The Bicycle Film Festival hits DC this weekend. It features movies touching all corners of bike geekitude including a first look at “The Cyclocross Meeting” to get you in the right frame of mind going into Sunday’s MAC finale at Reston. Take a looksee at the trailer and we will meet back here in two minutes and twenty-four seconds.
Now that you’ve watched that, watch this. Here’s the trailer for the festival. It’s good. The YouTube comments are even better. [You can click here to see them.] Lots of “hipsters on track bikes” talk. Isn’t that redundant?
In any event, the festival has more than that to offer. The full schedule of films and events is here. I spoke with BFF DC producer Chris Carraway to get the details. Chris races for NCVC and also authors the blog, Ride It Like You Stole It, where you can find even more BFF information and trailers.
What is the Bicycle Film Festival? How did it start? What is its mission?
Carraway: In 2001, Brendt Barbur, Founder and Director, was compelled to start the Bicycle Film Festival after being hit by a bus while riding his bike in New York City. Instead of being deterred by this experience, it inspired him to create a festival that celebrates the bicycle through music, art, and film. Now in its ninth year the festival is held in 39 cities worldwide. 250,000 people are expected to attend this year.
The Bicycle Film Festival celebrates the bicycle in all forms and styles. If you can name it—Tall Bike Jousting, Track Bikes, BMX, Alleycats, Critical Mass, Bike Polo, Road Cycling, Mountain Biking Recumbents—we’ve probably either ridden or screened it. What better way to celebrate these lifestyles than through art, film, music and performance?
This is the first year the BFF has come to DC and we’re all collectively saying “about time!” The screenings are Saturday at the Navy Memorial Theater which is located at 701 Pennsylvania Avenue NW Washington DC.
What is your affiliation with the BFF? How did you get involved?

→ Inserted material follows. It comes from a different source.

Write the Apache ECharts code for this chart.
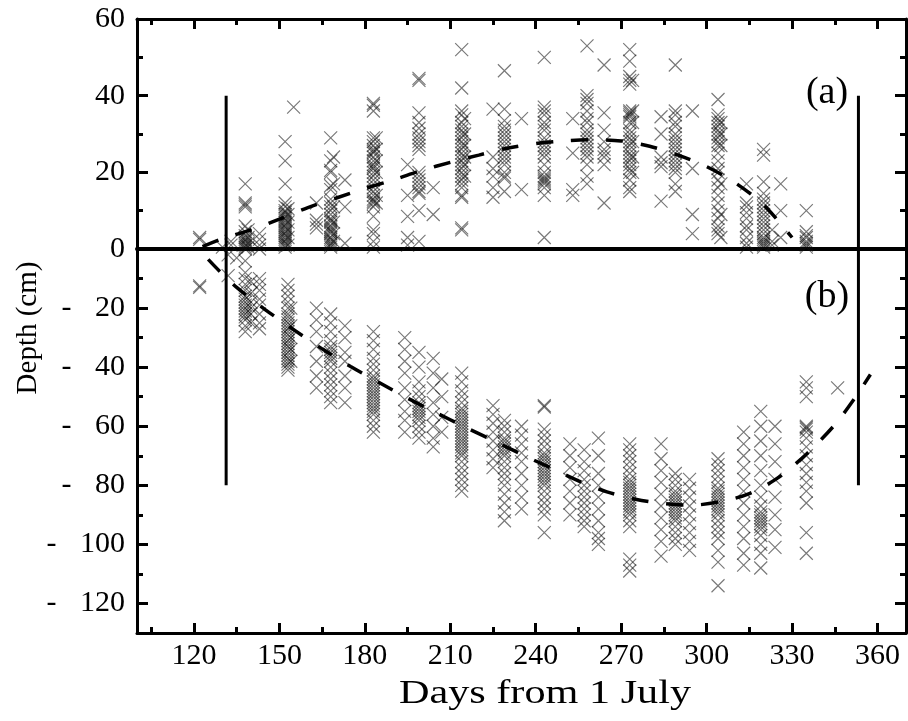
<!DOCTYPE html>
<html><head><meta charset="utf-8">
<script src="https://cdn.jsdelivr.net/npm/echarts@6/dist/echarts.min.js"></script>
<style>html,body{margin:0;padding:0;background:#fff}#c{width:908px;height:721px}</style>
</head><body><div id="c"></div>
<script>
// ---- tick values ----
const xMajorTicks = [120, 150, 180, 210, 240, 270, 300, 330, 360];
const xMinorTicks = [105, 135, 165, 195, 225, 255, 285, 315, 345];
const yTopMajor = [0, 20, 40, 60];
const yTopMinor = [10, 30, 50];
const yBotMajor = [-120, -100, -80, -60, -40, -20];
const yBotMinor = [-110, -90, -70, -50, -30, -10];

// ---- (a) panel observations ----
const aDays = [122, 130, 133, 138, 139, 143, 152, 153, 155, 163, 168, 169, 173, 183, 184, 195, 199, 204, 214, 215, 225, 229, 235, 243, 253, 258, 264, 273, 274, 284, 289, 295, 304, 305, 314, 320, 323, 326, 335];
const aDepths = [
  [3, 2.5],
  [0.5],
  [2, 1],
  [17, 12, 11.5, 11, 6, 4.5, 3.5, 3, 2.5, 2, 1.5, 1, 0.5, 0],
  [5, 3, 1.5, 0.5],
  [4, 2.5, 1, 0],
  [28, 23, 17, 12, 11, 10, 9.5, 9, 8.5, 8, 7.5, 7, 6.5, 6, 5.5, 5, 4.5, 4, 3.5, 3, 2.5, 2, 1.5, 1, 0.5],
  [10.5, 9, 7, 5, 3, 1],
  [37],
  [12, 7.5, 6.5, 5.5],
  [29, 23, 20.5, 20, 16.5, 15.5, 13, 12, 11, 10, 9, 8, 7.5, 7, 6, 5.5, 5, 4.5, 4, 3, 2.5, 2, 1.5, 1, 0.5],
  [24, 17, 11, 7, 4, 2],
  [18, 11, 1.5],
  [38, 37.5, 36, 29, 28, 27, 26, 25.5, 25, 24, 23, 22, 21.5, 21, 20, 19, 18, 17, 16, 15, 14, 13, 12.5, 12, 11, 8.5, 5, 4, 2, 0.5],
  [29, 26, 23, 20, 14, 12],
  [22, 14, 8.5, 3, 1],
  [44.5, 44, 35.5, 33, 31.5, 30, 29, 28, 27, 26, 20, 19, 18, 17, 16, 15, 14.5, 10, 2],
  [16, 9],
  [52, 42, 36, 35, 33, 32, 31, 30, 29, 28, 27, 26, 25, 24, 23, 22, 21, 20, 19, 18, 17, 16, 14, 13.5, 5.5, 5],
  [34, 30, 27, 24, 22, 19],
  [36.5, 24, 21, 19, 16, 13.5],
  [46.5, 36.5, 33.5, 32, 31, 30, 29, 28, 27, 26, 25, 24, 23, 22, 20, 19, 18.5, 15],
  [34, 15.5],
  [50, 37, 36, 35, 33, 32, 31, 29, 28, 27, 26, 25, 24, 22, 20, 19, 18.5, 18, 17.5, 17, 16, 14, 3],
  [34, 25, 15.5, 14],
  [53, 40, 39, 38, 36, 34, 33, 31, 30, 29, 28, 27, 26, 25, 24, 22, 19, 17],
  [48, 35.5, 31, 28, 26, 25, 24, 22, 12],
  [52, 49, 45, 44, 43, 36, 35.5, 35, 34.5, 33, 31, 30, 29, 28, 27, 26, 25, 24, 23, 22, 21, 20, 18, 16, 15],
  [44, 36, 33, 28, 24, 20],
  [34.5, 30, 24, 22.5, 21.5, 12.5],
  [48, 36, 35, 33, 32, 30, 29, 28, 27, 26, 25, 24, 23, 22, 21, 20, 17, 15],
  [36, 21, 9, 4],
  [39, 35, 34, 33, 32, 31, 30, 29, 28, 27, 25, 23, 21, 20, 18, 16, 14, 12, 10, 8, 6, 5, 4],
  [33, 30, 27, 17, 9, 3],
  [17, 12, 11, 9.5, 8, 6, 5, 3, 1.5, 0.5],
  [26, 24.5, 17.5, 14.5, 13, 12, 11, 10, 9, 8, 7, 6, 5, 4, 3, 2.5, 2, 1.5, 1, 0.5],
  [5, 2, 1],
  [17, 10, 3],
  [10, 4.5, 3.5, 3, 2, 1.5, 1, 0.5]
];

// ---- (b) panel observations ----
const bDays = [122, 132, 135, 138, 140, 143, 153, 154, 163, 168, 173, 183, 194, 199, 204, 207, 214, 225, 229, 235, 243, 252, 257, 262, 273, 284, 289, 294, 304, 313, 319, 324, 335, 346];
const bDepths = [
  [-13, -12.5],
  [-2, -9],
  [-3],
  [-4, -8, -10, -12, -14, -16, -17, -18, -19, -20, -21, -22, -23, -24, -26, -28],
  [-11, -15, -18, -20, -22, -25],
  [-10, -12, -14, -17, -19, -22, -25, -27],
  [-12, -14, -16, -18, -20, -22, -23, -24, -25, -26, -27, -28, -29, -30, -31, -32, -33, -34, -35, -36, -37, -38, -39, -40, -41],
  [-20, -26, -30, -34, -38],
  [-20, -24, -28, -33, -38, -43, -47],
  [-22, -25, -28, -31, -33, -34, -35, -36, -37, -38, -40, -42, -44, -46, -48, -50, -52],
  [-26, -30, -35, -38, -43, -47, -52],
  [-28, -31, -34, -37, -39, -41, -43, -44, -45, -46, -47, -48, -49, -50, -51, -52, -53, -54, -55, -56, -58, -60, -62],
  [-30, -34, -38, -42, -47, -51, -55, -58, -62],
  [-35, -40, -45, -48, -50, -52, -53, -54, -55, -56, -57, -58, -60, -62, -64],
  [-37, -42, -47, -52, -56, -60, -64, -67],
  [-44, -50, -57, -62],
  [-42, -45, -48, -50, -52, -54, -55, -56, -57, -58, -59, -60, -61, -62, -63, -64, -65, -66, -67, -68, -69, -70, -72, -74, -76, -78, -80, -82],
  [-53, -56, -59, -62, -65, -68, -71, -74],
  [-58, -60, -62, -64, -65, -66, -67, -68, -69, -70, -72, -74, -76, -78, -80, -83, -86, -89, -92],
  [-60, -63, -66, -69, -72, -76, -80, -84, -88],
  [-53, -53.5, -61, -63, -65, -67, -69, -70, -71, -72, -73, -74, -75, -76, -77, -78, -79, -80, -82, -84, -86, -88, -90, -96],
  [-66, -70, -74, -78, -82, -86, -90],
  [-68, -72, -75, -78, -80, -82, -84, -86, -88, -90, -92, -94],
  [-64, -70, -76, -80, -84, -88, -92, -96, -98, -100],
  [-66, -68, -70, -72, -74, -76, -78, -79, -80, -81, -82, -83, -84, -85, -86, -87, -88, -89, -90, -92, -94, -105, -107, -109],
  [-66, -71, -75, -79, -83, -87, -91, -95, -99, -104],
  [-76, -78, -80, -82, -83, -84, -85, -86, -87, -88, -89, -90, -91, -92, -94, -96, -98, -100],
  [-78, -81, -84, -87, -90, -93, -96, -99, -102],
  [-71, -73, -75, -77, -79, -81, -82, -83, -84, -85, -86, -87, -88, -89, -90, -92, -94, -96, -98, -102, -106, -114],
  [-62, -66, -70, -74, -78, -82, -86, -90, -94, -98, -103, -107],
  [-55, -60, -65, -70, -75, -80, -84, -87, -89, -90, -91, -92, -93, -94, -95, -97, -100, -103, -108],
  [-60, -66, -72, -78, -84, -90, -95, -101],
  [-45, -47, -50, -60, -60.5, -61, -62, -64, -67, -70, -73, -76, -79, -82, -86, -96, -103],
  [-47]
];

// ---- fitted curves ----
const fitADays = [123, 130, 140, 150, 160, 170, 180, 190, 200, 210, 220, 230, 240, 250, 260, 270, 280, 290, 300, 310, 320, 330];
const fitAValues = [0.6, 2.7, 5, 7.8, 10.8, 13.3, 15.8, 18, 20.5, 22.6, 24.5, 26.3, 27.5, 28.2, 28.5, 28.2, 26.8, 24.5, 21.5, 17.3, 11.5, 3];
const fitBDays = [125, 129, 135, 145, 155, 165, 175, 185, 195, 205, 215, 225, 235, 245, 255, 265, 275, 285, 295, 305, 315, 325, 335, 345, 352, 357.5];
const fitBValues = [-3.5, -7.5, -13, -20.5, -27.3, -33.8, -39.8, -45.2, -50.5, -55.4, -60.2, -64.8, -69.5, -74, -78.5, -82.2, -84.7, -86.2, -86.7, -85.5, -82.8, -77.5, -69.5, -59.5, -50.5, -42.5];

// ---- vertical marker lines ----
const limitDays = [131.3, 353.3];
const limitTop = 40;
const limitBottom = -80;

function toPoints(days, depths) {
  const out = [];
  days.forEach((d, i) => depths[i].forEach(v => out.push([d, v])));
  return out;
}
function zip(xs, ys) { return xs.map((x, i) => [x, ys[i]]); }

const FONT = '"Liberation Serif", "Times New Roman", serif';
const black = '#000';
const fmtY = v => (v < 0 ? '-\u2002\u2009\u200A' + Math.abs(v) : String(v));

function xAxisDef(gridIndex, position, ticks, len, lineOpt, labels) {
  return {
    gridIndex, type: 'value', position, min: 100, max: 370,
    axisLine: lineOpt ? { show: true, onZero: false, lineStyle: { color: black, width: lineOpt } } : { show: false, onZero: false },
    axisTick: ticks ? { show: true, inside: true, length: len, lineStyle: { color: black, width: 3 }, customValues: ticks } : { show: false },
    axisLabel: labels ? { show: true, customValues: labels, color: black, fontFamily: FONT, fontSize: 30, margin: 8 } : { show: false },
    splitLine: { show: false }
  };
}
function yAxisDef(gridIndex, position, min, max, ticks, len, line, labels) {
  return {
    gridIndex, type: 'value', position, min, max,
    axisLine: line ? { show: true, onZero: false, lineStyle: { color: black, width: 3 } } : { show: false, onZero: false },
    axisTick: { show: true, inside: true, length: len, lineStyle: { color: black, width: 3 }, customValues: ticks },
    axisLabel: labels ? { show: true, customValues: labels, formatter: fmtY, color: black, fontFamily: FONT, fontSize: 30, margin: 12 } : { show: false },
    splitLine: { show: false }
  };
}

const xSym = 'path://M0,0L13,13M13,0L0,13';
const scatterStyle = { color: 'rgba(0,0,0,0)', borderColor: 'rgba(15,15,15,0.7)', borderWidth: 1.15 };
const fitStyle = { color: black, width: 3.5, type: [17, 18] };

const option = {
  animation: false,
  backgroundColor: '#fff',
  grid: [
    { left: 137, top: 19, width: 769, height: 230 },
    { left: 137, top: 249, width: 769, height: 384 }
  ],
  xAxis: [
    xAxisDef(0, 'top', xMajorTicks, 10, 3, null),
    xAxisDef(0, 'top', xMinorTicks, 6, 0, null),
    xAxisDef(0, 'bottom', null, 0, 4, null),
    xAxisDef(1, 'bottom', xMajorTicks, 10, 3, xMajorTicks),
    xAxisDef(1, 'bottom', xMinorTicks, 6, 0, null)
  ],
  yAxis: [
    yAxisDef(0, 'left', 0, 60, yTopMajor, 11, true, yTopMajor),
    yAxisDef(0, 'left', 0, 60, yTopMinor, 6, false, null),
    yAxisDef(0, 'right', 0, 60, yTopMajor, 11, true, null),
    yAxisDef(0, 'right', 0, 60, yTopMinor, 6, false, null),
    yAxisDef(1, 'left', -130, 0, yBotMajor, 11, true, yBotMajor),
    yAxisDef(1, 'left', -130, 0, yBotMinor, 6, false, null),
    yAxisDef(1, 'right', -130, 0, yBotMajor, 11, true, null),
    yAxisDef(1, 'right', -130, 0, yBotMinor, 6, false, null)
  ],
  series: [
    { type: 'scatter', xAxisIndex: 0, yAxisIndex: 0, data: toPoints(aDays, aDepths), symbol: xSym, symbolSize: 13, itemStyle: scatterStyle, silent: true, z: 2 },
    { type: 'scatter', xAxisIndex: 3, yAxisIndex: 4, data: toPoints(bDays, bDepths), symbol: xSym, symbolSize: 13, itemStyle: scatterStyle, silent: true, z: 2 },
    { type: 'line', xAxisIndex: 0, yAxisIndex: 0, data: zip(fitADays, fitAValues), symbol: 'none', smooth: 0.3, lineStyle: fitStyle, silent: true, z: 3 },
    { type: 'line', xAxisIndex: 3, yAxisIndex: 4, data: zip(fitBDays, fitBValues), symbol: 'none', smooth: 0.3, lineStyle: fitStyle, silent: true, z: 3 },
    ...limitDays.map(d => ({ type: 'line', xAxisIndex: 0, yAxisIndex: 0, data: [[d, limitTop], [d, 0]], symbol: 'none', lineStyle: { color: black, width: 3 }, silent: true, z: 4 })),
    ...limitDays.map(d => ({ type: 'line', xAxisIndex: 3, yAxisIndex: 4, data: [[d, 0], [d, limitBottom]], symbol: 'none', lineStyle: { color: black, width: 3 }, silent: true, z: 4 }))
  ],
  graphic: [
    { type: 'text', x: 28, y: 328, rotation: Math.PI / 2, style: { text: 'Depth (cm)', font: '29px ' + FONT, fill: black, align: 'center', verticalAlign: 'middle', textAlign: 'center', textVerticalAlign: 'middle' } },
    { type: 'text', x: 545, y: 694, scaleX: 1.28, style: { text: 'Days from 1 July', font: '33px ' + FONT, fill: black, align: 'center', verticalAlign: 'middle', textAlign: 'center', textVerticalAlign: 'middle' } },
    { type: 'text', x: 827, y: 93, style: { text: '(a)', font: '38px ' + FONT, fill: black, align: 'center', verticalAlign: 'middle', textAlign: 'center', textVerticalAlign: 'middle' } },
    { type: 'text', x: 827, y: 297, style: { text: '(b)', font: '38px ' + FONT, fill: black, align: 'center', verticalAlign: 'middle', textAlign: 'center', textVerticalAlign: 'middle' } }
  ]
};

const chart = echarts.init(document.getElementById('c'), null, { renderer: 'canvas' });
chart.setOption(option);
</script></body></html>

Carraway: I’m the producer for the Washington DC Bicycle Film Festival. My friend who rode across the country with me was just named producer for Denver, and I decided to get involved and shot them an email asking if they needed any help for DC.
What film are you looking forward to seeing the most? What’s it about?

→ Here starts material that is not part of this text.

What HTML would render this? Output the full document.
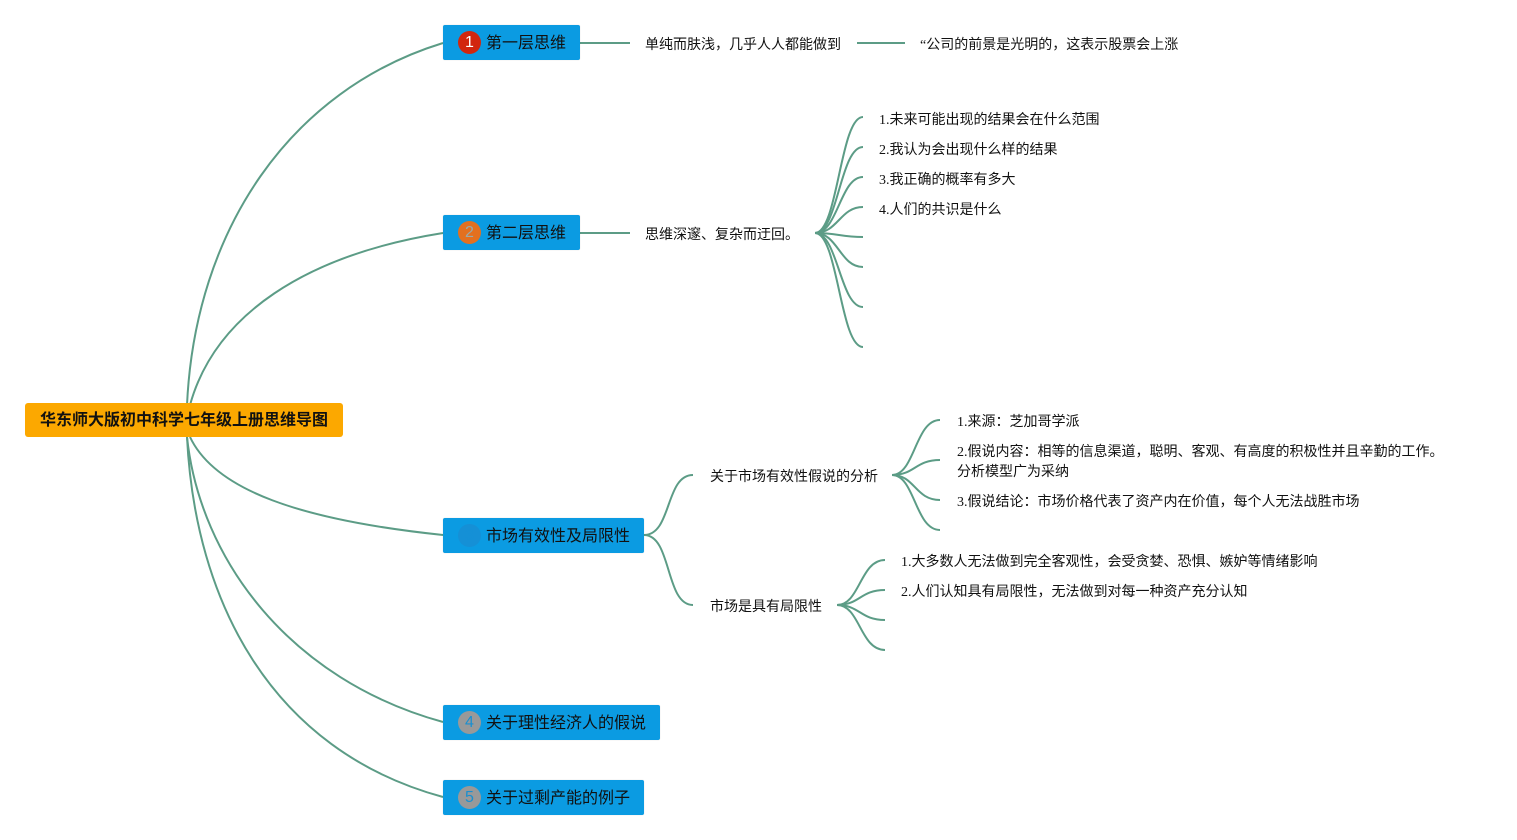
<!DOCTYPE html>
<html><head><meta charset="utf-8">
<style>
*{margin:0;padding:0;box-sizing:border-box}
body{width:1517px;height:840px;background:#fff;position:relative;overflow:hidden;font-family:"Liberation Sans","Noto Sans CJK SC",sans-serif;color:#111}
.t{position:absolute;font-size:14px;line-height:20px;white-space:nowrap;font-family:"Liberation Serif","Noto Sans CJK SC",sans-serif;margin-top:2px}
.b{position:absolute;background:#0B9BE2;border-radius:2px;font-size:16px;line-height:35px;height:35px;color:#111;box-shadow:0 0 1px rgba(0,0,0,.2)}
.b span.l{position:absolute;left:43px;top:1px}
.c{position:absolute;left:15px;top:6px;width:23px;height:23px;border-radius:50%;font-size:16px;line-height:23px;text-align:center}
.root{position:absolute;left:25px;top:403px;width:318px;height:34px;background:#FCA800;border-radius:3px;font-weight:bold;font-size:16px;line-height:36px;text-align:center;color:#111}
svg{position:absolute;left:0;top:0}
</style></head><body>
<svg width="1517" height="840" fill="none" stroke="#5C9C86" stroke-width="2">
<path d="M187,405 C195,230 290,90 443,43"/>
<path d="M190,405 C215,315 305,255 443,233"/>
<path d="M190,437 C215,490 300,520 443,535"/>
<path d="M187,437 C200,560 290,680 443,722"/>
<path d="M187,437 C195,600 270,750 443,797"/>
<path d="M580,43 H630"/>
<path d="M857,43 H905"/>
<path d="M580,233 H630"/>
<path d="M815,233 C838,233 840,117 863,117"/>
<path d="M815,233 C838,233 840,147 863,147"/>
<path d="M815,233 C838,233 840,177 863,177"/>
<path d="M815,233 C838,233 840,207 863,207"/>
<path d="M815,233 C838,233 840,237 863,237"/>
<path d="M815,233 C838,233 840,267 863,267"/>
<path d="M815,233 C838,233 840,307 863,307"/>
<path d="M815,233 C838,233 840,347 863,347"/>
<path d="M644,535 C672,535 665,475 693,475"/>
<path d="M644,535 C672,535 665,605 693,605"/>
<path d="M892,475 C915,475 915,420 940,420"/>
<path d="M892,475 C915,475 915,460 940,460"/>
<path d="M892,475 C915,475 915,500 940,500"/>
<path d="M892,475 C915,475 915,530 940,530"/>
<path d="M837,605 C860,605 860,560 885,560"/>
<path d="M837,605 C860,605 860,590 885,590"/>
<path d="M837,605 C860,605 860,620 885,620"/>
<path d="M837,605 C860,605 860,650 885,650"/>
</svg>

<div class="root">华东师大版初中科学七年级上册思维导图</div>

<div class="b" style="left:443px;top:25px;width:137px"><div class="c" style="background:#D2260E;color:#fff">1</div><span class="l">第一层思维</span></div>
<div class="b" style="left:443px;top:215px;width:137px"><div class="c" style="background:#E3701F;color:#9aa">2</div><span class="l">第二层思维</span></div>
<div class="b" style="left:443px;top:518px;width:201px"><div class="c" style="background:#1590D6;color:#1590D6">3</div><span class="l">市场有效性及局限性</span></div>
<div class="b" style="left:443px;top:705px;width:217px"><div class="c" style="background:#999;color:#1a8fd0">4</div><span class="l">关于理性经济人的假说</span></div>
<div class="b" style="left:443px;top:780px;width:201px"><div class="c" style="background:#999;color:#1a8fd0">5</div><span class="l">关于过剩产能的例子</span></div>

<div class="t" style="left:645px;top:34px">单纯而肤浅，几乎人人都能做到</div>
<div class="t" style="left:920px;top:34px">“公司的前景是光明的，这表示股票会上涨</div>

<div class="t" style="left:645px;top:224px">思维深邃、复杂而迂回。</div>
<div class="t" style="left:879px;top:109px">1.未来可能出现的结果会在什么范围</div>
<div class="t" style="left:879px;top:139px">2.我认为会出现什么样的结果</div>
<div class="t" style="left:879px;top:169px">3.我正确的概率有多大</div>
<div class="t" style="left:879px;top:199px">4.人们的共识是什么</div>

<div class="t" style="left:710px;top:466px">关于市场有效性假说的分析</div>
<div class="t" style="left:710px;top:596px">市场是具有局限性</div>
<div class="t" style="left:957px;top:411px">1.来源：芝加哥学派</div>
<div class="t" style="left:957px;top:441px">2.假说内容：相等的信息渠道，聪明、客观、有高度的积极性并且辛勤的工作。</div>
<div class="t" style="left:957px;top:461px">分析模型广为采纳</div>
<div class="t" style="left:957px;top:491px">3.假说结论：市场价格代表了资产内在价值，每个人无法战胜市场</div>
<div class="t" style="left:901px;top:551px">1.大多数人无法做到完全客观性，会受贪婪、恐惧、嫉妒等情绪影响</div>
<div class="t" style="left:901px;top:581px">2.人们认知具有局限性，无法做到对每一种资产充分认知</div>
</body></html>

Carraway: This year is all about Brian Vernor, at least for me. In the past he’s done “Pure Sweet Hell”, the famous cyclocross film, and he has two films this year. We’re showing a sneak peak of “The Cyclocross Meeting”, which is about the emerging cyclocross scene in both the United States and Japan, and also includes footage of when Barry Wicks went over to Japan to race. Vernor’s second film, “Where Are You Go” captures the epic 7,000 mile journey from Cairo to Capetown along side the Tour d’Afrique.
I was also one of the many that couldn’t make it to the sold out showing of “Road to Roubaix” in Arlington and am also excited for it to come back to DC as well.

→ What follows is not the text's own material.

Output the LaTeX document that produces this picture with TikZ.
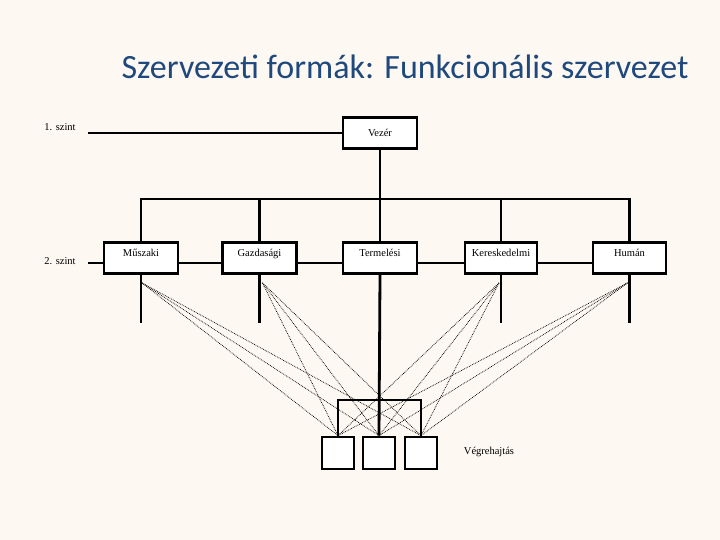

Where can people go to find out more information?
Carraway: The full schedule, info on buying advance tickets, and more info can be found here. You can also check out my own blog (roadthrash.blogspot.com) for probably way too much information on all that’s going on this week too.
Will people need to bring their own chair?
Carraway: The Navy Memorial Theater has very nice auditorium seating for 250 people. You won’t need to bring a chair, but I would recommend buying tickets online early. The BFF has a reputation of selling out, and ticket sales in DC have been nothing short of amazing!
What will you have for breakfast opening day of the BFF?
Carraway: Usually before the screening I like to eat oatmeal (vegan, of course) about 3 hours before doors open. Then I’ll have a banana or maybe some Hammer Gel for that last minute bump before screenings start. Watching films can be exhausting. As we all know recovery is very important, so afterwards I’ll probably drink some chocolate Almond milk.
Anything else I need to know about this event?
Carraway: Of course! Did I mention we’ll have free bicycle valet parking at the screenings on Saturday courtesy of WABA? What about the parties? You can’t have a festival without a party, or two.
Friday night we’re having an awesome kick-off party at Asylum (2471 18th St NW) starting at 9pm. We’ll have everything from drink specials, to DJs spinning classic punk records, to goldsprints. Don’t know what goldsprints are? Get on the rollers (with a fork mount), go all out for 250 to 500m against your friend, and have people yell at you in a bar. It’s like doing the run up at DCCX over and over again, maybe more or maybe less beer though. Winners get free passes to screenings!
Saturday night we’ll be riding from the fest to the Gibson (2009 14th Street NW) for our after party with even more drink specials and bikes. No amount of rest will prepare you for Capital Cross this late in the game anyways, so might as well start your “off season” a week early with a late night on Saturday.
We also have some really amazing local sponsors including Bicycle Stations, a new shop which recently opened that’s also hosting the Adventures for the Cure screening. In addition the National Capital Velo Club and Hefler Performance Coaching have also given the DC BFF amazing support. But this fest would not be able to happen if it weren’t for the amazing volunteers that have offered to help. When you come to the fest, please thank them for their help!